MainframeMaster

Removing Duplicates with SUM

Removing duplicates means keeping one record per unique key and discarding the rest. In DFSORT the standard way to do this is to sort by the key that defines “duplicate,” then use SUM FIELDS=NONE. SUM runs after the sort and collapses every group of records with the same key into one record. With SUM FIELDS=NONE no numeric fields are summed—only duplicate elimination happens. Which record is kept (first or last in the group) depends on sort order and on OPTION EQUALS or NOEQUALS. This page focuses on using SUM specifically for deduplication: choosing the key, single vs composite key, EQUALS vs NOEQUALS, and when to use SUM versus ICETOOL SELECT (e.g. when you need the duplicate records in a separate file).

SUM Statement
Progress0 of 0 lessons

Why the Sort Key Must Be the Duplicate Key

SUM works on the sorted stream. It looks at consecutive records and treats records with the same sort key as one group. So the “duplicate key” must be exactly what you sort by. If you sort by employee ID, then two records with the same employee ID are adjacent and SUM collapses them to one. If you sort by something else (e.g. date), then two records with the same employee ID might not be adjacent, and SUM would not treat them as duplicates. So always set SORT FIELDS= to the field or combination of fields that define a duplicate.

Basic Syntax: One Key

For a single key (e.g. employee ID in positions 1–10), sort by that key in ascending or descending order, then add SUM FIELDS=NONE. Ascending (A) keeps the “smallest” first in the group; descending (D) keeps the “largest” first. Often we want “first occurrence” in the original file order—that usually means sort the key A and use EQUALS so the first record in the group is the one that was first in the input (after the sort).

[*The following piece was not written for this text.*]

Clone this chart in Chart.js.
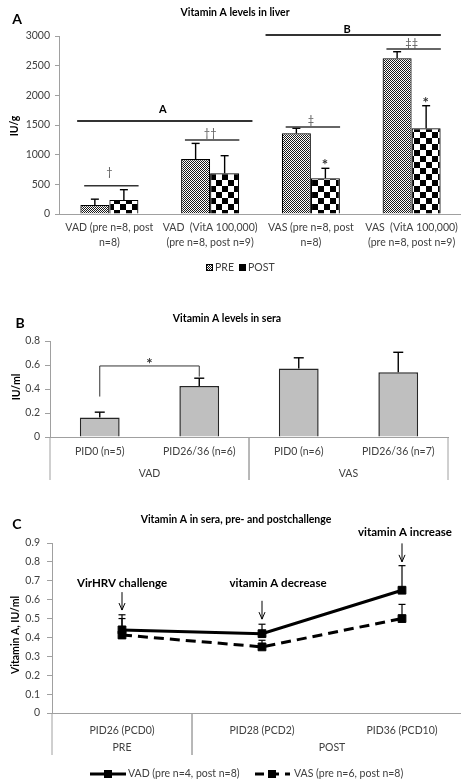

Example: duplicate key in positions 1–10

text
1
2
SORT FIELDS=(1,10,CH,A) SUM FIELDS=NONE

Records are sorted by the first 10 bytes. Every group of records with the same 10-byte value is reduced to one record. That one record is typically the first of the group when OPTION EQUALS is in effect.

Composite Key: Multiple Fields Define a Duplicate

When “duplicate” is defined by more than one field (e.g. employee ID and date), list all of them in SORT FIELDS=. The order of fields in SORT FIELDS= determines the major and minor sort order; for deduplication what matters is that records with the same combination are adjacent. So SORT FIELDS=(1,8,CH,A,9,8,CH,A) sorts by (positions 1–8, then 9–16). Records with the same (field1, field2) are adjacent; SUM FIELDS=NONE keeps one per (field1, field2).

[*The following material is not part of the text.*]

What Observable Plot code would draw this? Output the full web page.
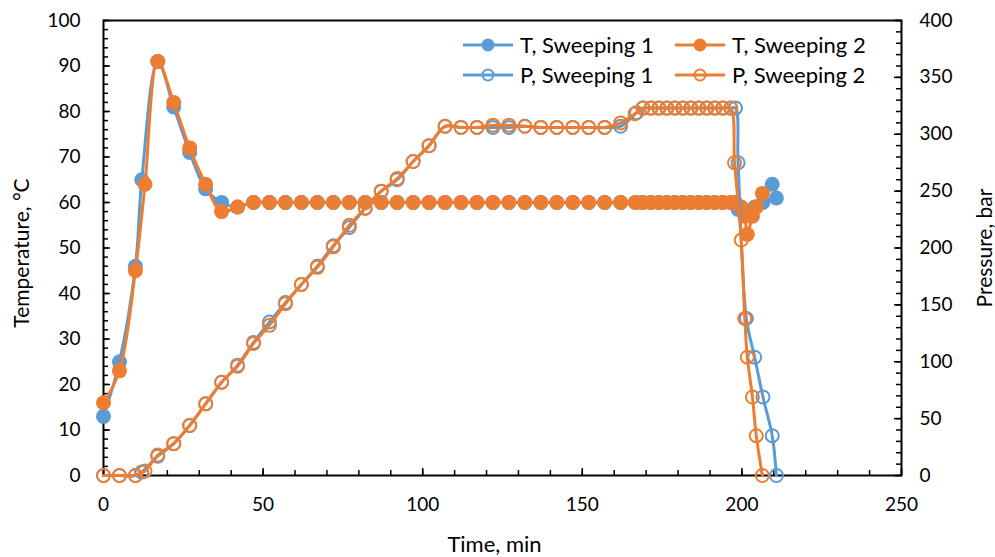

Example: duplicate = ID + date

text
1
2
SORT FIELDS=(1,5,CH,A,10,3,CH,A) SUM FIELDS=NONE

Duplicates are defined by the 5-byte field at 1 and the 3-byte field at 10. One record per unique (ID, date) is kept.

EQUALS vs NOEQUALS: Which Record Is Kept

When two records have the same sort key, EQUALS tells DFSORT to preserve their relative order (so the “first” in the group is well-defined). NOEQUALS allows the sort to reorder equal keys for performance, so you cannot rely on first or last. For removing duplicates, if you care which record is kept (e.g. “keep the first by timestamp”), use OPTION EQUALS and order the sort so the one you want is first—e.g. sort by (key, timestamp,A) so the earliest timestamp is first, then SUM FIELDS=NONE keeps that record. If you use NOEQUALS, which record survives is implementation-dependent.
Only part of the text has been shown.